How did the crest release become the standard way of using the hands during jumping in the United States? Did we always use the crest release? Where did it come from?
In 1938 when Capt. Littauer first told riders to “…support(ing) yourself with your hands laid on the horse’s neck.”, he was addressing riders who were beginning to jump. He encouraged riders to support themselves in this way because, he says, to do other wise “requires a very athletic body and constant daily practice”. Obviously he was speaking of the casual rider at the beginning stages of learning to jump. (For more check out my blogs ” Evolution of the Crest Release” and “Forwards and Backwards”.)

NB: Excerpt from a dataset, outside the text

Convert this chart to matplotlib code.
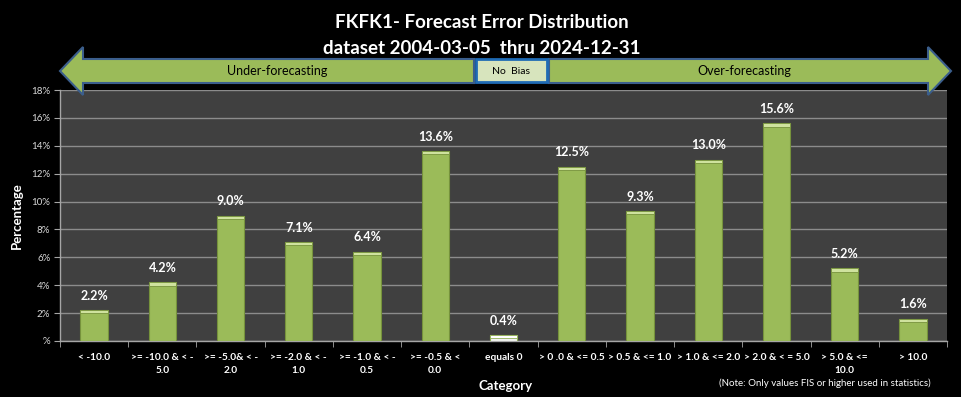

When Gordon Wright published “Learning to Ride, Hunt, and Show” in 1950 he instructed the elementary level rider to put the weight of his upper body on his hands and on the horse’s neck. He continued this for the intermediate rider. In addressing the advanced rider he says (pg 99) “The rider’s position in the saddle, smoothness with which his hands and upper body function, are all dependent on his security. Final and real security can not be achieved until the heels are down and the rider’s weight is actually carried in the heels. For that reason, the learner and the intermediate rider both are cautioned against trying to jump out of hand before this final security has been achieved, and the shock absorbers are able and ready to go to work for them.”
Mr. Wright continues, “But jumping out of hand is the goal toward which we are steadily and constantly working in everything we do, because jumping out of hand permits the maximum security and control over the horse. It enables the rider to ride a course of jumps without wings with much less danger of run outs than if the hands must be brought up three strides away from the fence. It means the rider can now attempt more difficult horses, because he is able to use all of his aids in controlling his horse. It is, of course, the only way to train or jump horses that refuse or run out.”
And Mr. Wright went on to say, ” But this ideal form of jumping is certainly something that anyone with the will and the patience to learn and learn properly can master. It is within the realm of any rider who will resist the temptation to hurry the early work or jump the bigger fences, before his reactions become automatic, and before he finds his hands moving forward no matter what his horse does or what sudden emergency condition he encounters before a fence.”
When George Morris published “Hunter Seat Equitation” 20 years later, I don’t think he intended to develop generations of riders who were dependent on supporting their upper body with their hands in order to jump at all levels of riding. But it happened – an unintended consequence. Today we see ALL levels of hunter jumper riders leaning on their hands for support over all sizes of jumps.
An over dependency on the use of the crest release has created an epidemic of riders who “jump ahead of their horses”, “stand in their stirrups”, “duck” or “lay” over fences. This, in turn, undermines the riders’ base of support and has created a huge burden for the horse.
In September 2009 issue of Practical Horseman’s “Jumping Clinic with George Morris”, Mr Morris gives us a definition of “jumping ahead of the horse” He says of rider # 1, “Her nearly vertical thigh indicates that she is standing in her stirrups, ahead of her horse’s motion, instead of crouching above him in balance.”
The video “The Effects of the Crest Release” shows examples of “standing”. “jumping ahead”, “laying on the horse” and “ducking”. You can compare these riding faults, for yourself, with pictures of riders in the video who don’t use the crest release. The video is posted at the end of this article.
How do riding faults such as “standing”, “jumping ahead”, “laying on the horse” and “ducking” effect the horse? Is there a place for the crest release in modern U.S. Horsemanship? Or is the crest release an abomination that was thrust upon American riders resulting in the ruination of good horsemanship? What’s your opinion?